Pro Tip: Avoid touching your curls while they dry. Every touch disrupts the curl clumps you just formed. Let them set completely before you scrunch out any product cast.

Exploring single ingredient haircare options, like pure aloe vera or glycerin, can also support water retention between wash days without overloading your hair with complex formulas.

Why water wisdom beats product obsession for European curls

Here is an uncomfortable truth that the curly hair community rarely talks about directly: most people’s curl problems are not product problems. They are water problems.

At Cocomera, we see it constantly. Someone buys five new products hoping to finally get defined, frizz-free curls. Their routine improves slightly. Then they buy five more. The real change only comes when they fix how they use water, when they apply it, how much, and how they seal it in afterward. The products matter, but they only work when the water foundation is solid.

Europe adds a layer of complexity because the climate varies so widely from Lisbon to Helsinki. But the principle holds everywhere. Water is not the variable most people think to adjust. They adjust products instead, spending time and money chasing a fix that starts at the showerhead.

Mastering your water routine gives you consistency. Your curls become predictable in the best way. Investing in healthy curl routines built around proper water application will outperform any trending product, every time.

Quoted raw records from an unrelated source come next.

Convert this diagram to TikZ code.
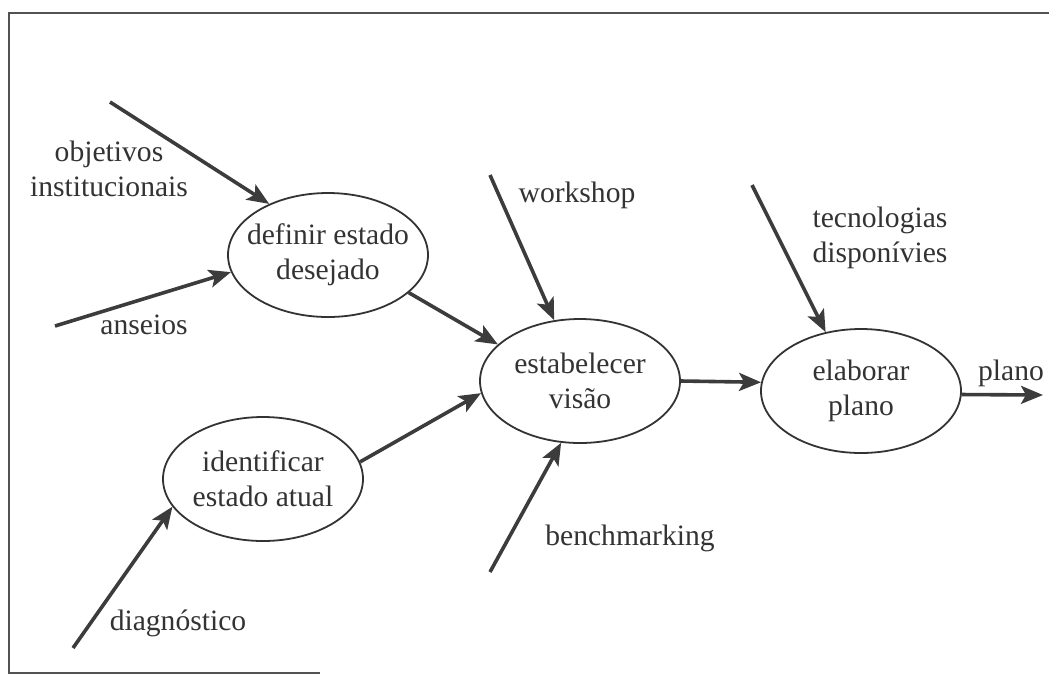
\documentclass[tikz,border=0pt]{standalone}
\usepackage{fontspec}
\setmainfont{Liberation Serif}
\usetikzlibrary{arrows.meta,shapes.geometric}
\definecolor{ink}{HTML}{333333}
\definecolor{arrowgray}{HTML}{3C3C3C}
\begin{document}
\begin{tikzpicture}[x=0.5pt,y=-0.5pt,font=\fontsize{14.8}{17.5}\selectfont,text=ink,
	stage/.style={draw=ink,line width=0.9pt,ellipse,inner sep=0pt,minimum width=100pt,minimum height=62pt},
	flow/.style={arrowgray,line width=1.8pt,-{Stealth[length=11pt,width=9pt,inset=2.5pt]}},
	lbl/.style={align=center,inner sep=0pt}]
		\useasboundingbox (0,0) rectangle (1049,676);
		\draw[ink!85,line width=1pt] (1049,13)--(9,13)--(9,673)--(320,673);
		\node[stage,label={[lbl]center:definir estado\\desejado}] (def) at (328,255) {};
		\node[stage,label={[lbl]center:estabelecer\\visão}] (vis) at (580,381) {};
		\node[stage,label={[lbl]center:identificar\\estado atual}] (ident) at (263,479) {};
		\node[stage,label={[lbl]center:elaborar\\plano}] (elab) at (861,391) {};
		\node[lbl] (obj) at (109,168.5) {objetivos\\institucionais};
		\node[lbl,anchor=base] (ans) at (144,334) {anseios};
		\node[lbl,anchor=base] (ws) at (577,202) {workshop};
		\node[lbl,anchor=base] (diag) at (178,630) {diagnóstico};
		\node[lbl,anchor=base] (bench) at (630,545) {benchmarking};
		\node[lbl] (tec) at (880,237.7) {tecnologias\\disponívies};
		\node[lbl,anchor=base] (pl) at (1011,380) {plano};
		\coordinate (objS) at (110,102);
		\coordinate (ansS) at (55,326);
		\coordinate (wsS) at (490,175);
		\coordinate (diagS) at (73,648);
		\coordinate (benchS) at (490,572);
		\coordinate (tecS) at (752,185);
		\coordinate (plE) at (1043,395);
		\draw[flow] (objS)--(def.139);
		\draw[flow] (ansS)--(def.190);
		\draw[flow] (def.335)--(vis.156);
		\draw[flow] (wsS)--(vis.113);
		\draw[flow] (diagS)--(ident.197);
		\draw[flow] (ident.10)--(vis.187);
		\draw[flow] (benchS)--(vis.253);
		\draw[flow] (vis.east)--(elab.175);
		\draw[flow] (tecS)--(elab.121);
		\draw[flow] (elab.358)--(plE);
	\end{tikzpicture}
\end{document}
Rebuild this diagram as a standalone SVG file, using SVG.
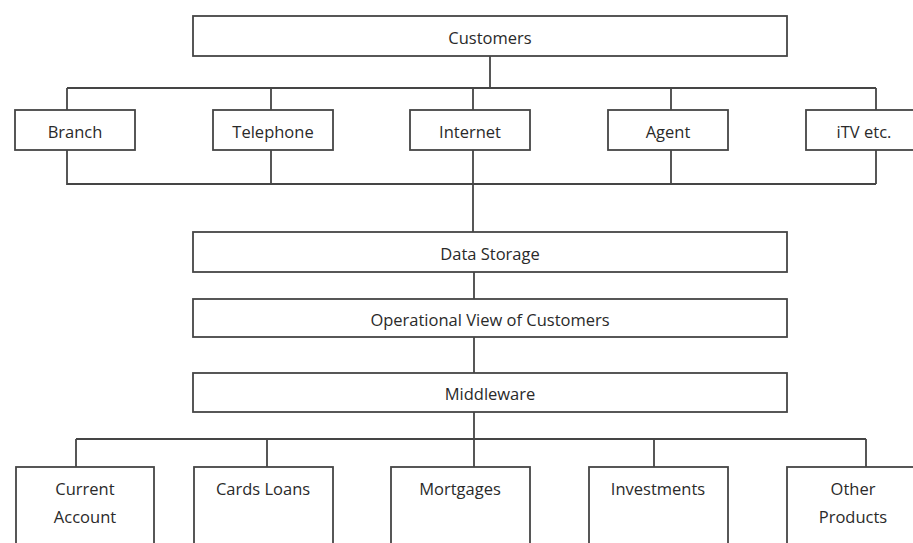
<svg xmlns="http://www.w3.org/2000/svg" width="913" height="543" viewBox="0 0 913 543">
<style>
.box{fill:#fff;stroke:#454545;stroke-width:1.8}
.ln{fill:none;stroke:#454545;stroke-width:1.8}
text{font-family:"Open Sans","Noto Sans",sans-serif;font-size:16.5px;fill:#2a2a2a;text-anchor:middle;dominant-baseline:central}
</style>
<rect width="913" height="543" fill="#fff"/>
<g id="connectors">
<path class="ln" d="M67 88H876M67 88V110M271 88V110M473 88V110M671 88V110M876 88V110"/>
<path class="ln" d="M490 56V88"/>
<path class="ln" d="M67 150V184H876M271 150V184M671 150V184M876 150V184M473 150V232"/>
<path class="ln" d="M474 272V299M474 337V373"/>
<path class="ln" d="M474 412V467M76 439H866M76 439V467M267 439V467M654 439V467M866 439V467"/>
</g>
<g id="customers"><rect class="box" x="193" y="16" width="594" height="40"/><text x="490" y="37">Customers</text></g>
<g id="branch"><rect class="box" x="15" y="110" width="120" height="40"/><text x="75" y="131">Branch</text></g>
<g id="telephone"><rect class="box" x="213" y="110" width="120" height="40"/><text x="273" y="131">Telephone</text></g>
<g id="internet"><rect class="box" x="410" y="110" width="120" height="40"/><text x="470" y="131">Internet</text></g>
<g id="agent"><rect class="box" x="608" y="110" width="120" height="40"/><text x="668" y="131">Agent</text></g>
<g id="itv"><rect class="box" x="806" y="110" width="120" height="40"/><text x="864" y="131">iTV etc.</text></g>
<g id="data-storage"><rect class="box" x="193" y="232" width="594" height="40"/><text x="490" y="253">Data Storage</text></g>
<g id="operational-view"><rect class="box" x="193" y="299" width="594" height="38"/><text x="490" y="319">Operational View of Customers</text></g>
<g id="middleware"><rect class="box" x="193" y="373" width="594" height="39"/><text x="490" y="393">Middleware</text></g>
<g id="current-account"><rect class="box" x="16" y="467" width="138" height="90"/><text x="85" y="488">Current</text><text x="85" y="516">Account</text></g>
<g id="cards-loans"><rect class="box" x="194" y="467" width="139" height="90"/><text x="263" y="488">Cards Loans</text></g>
<g id="mortgages"><rect class="box" x="391" y="467" width="139" height="90"/><text x="460" y="488">Mortgages</text></g>
<g id="investments"><rect class="box" x="589" y="467" width="139" height="90"/><text x="658" y="488">Investments</text></g>
<g id="other-products"><rect class="box" x="787" y="467" width="139" height="90"/><text x="853" y="488">Other</text><text x="853" y="516">Products</text></g>
</svg>
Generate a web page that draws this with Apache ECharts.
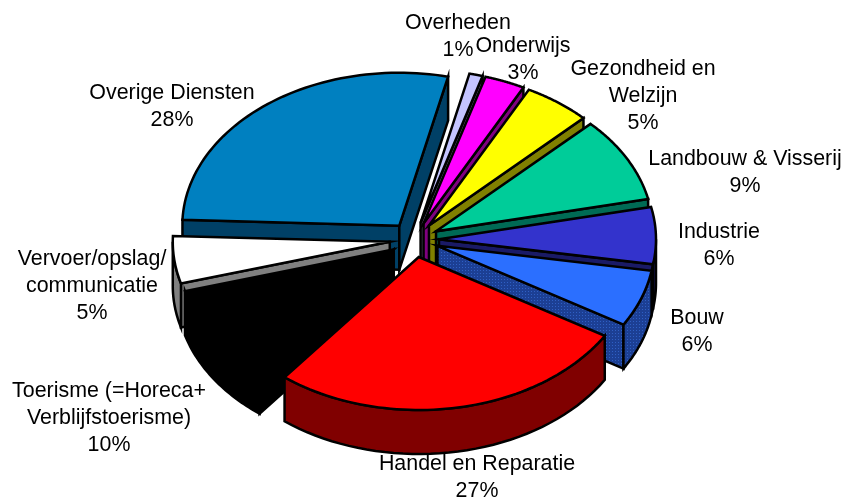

Empower your curls with the right routines and products

Ready to bring all these water-smart strategies to life? You now understand what water does to your curls, why your specific curl type responds the way it does, and how European climate affects everything. The next step is pairing that knowledge with the right tools.

https://cocomera.se

At Cocomera, we have curated products specifically for wavy, curly, coily, and afro hair in European conditions. Whether you need curly hair styling essentials to lock in your curl pattern, curl sealing oils to protect your moisture, or a shampoo for strong curls to cleanse without stripping, we have options matched to your curl type and porosity. Your best curls are not about spending more. They are about using what works, starting with water.

Frequently asked questions

Why does my curly hair feel dry even after adding water?

Water hydrates, but if it is not sealed in with oils or creams, moisture escapes quickly, especially in dry European environments. Always follow water application with a sealant.

Does hard water damage my curls?

Hard water minerals leave residue on the hair shaft, making curls feel rough and less defined over time. Regular clarifying washes remove that buildup and restore curl bounce.

How often should I wet my curly hair?

Wetting your curls every two to three days is a solid starting point, but your ideal wetting frequency depends on your hair’s porosity, your local climate, and how your curls respond between sessions.

What’s the right way to seal moisture after adding water?

After applying water, layer an oil or curl cream designed for textured hair to lock in hydration. For type 4 hair especially, lipid sealing after wetting is essential for preventing rapid moisture loss.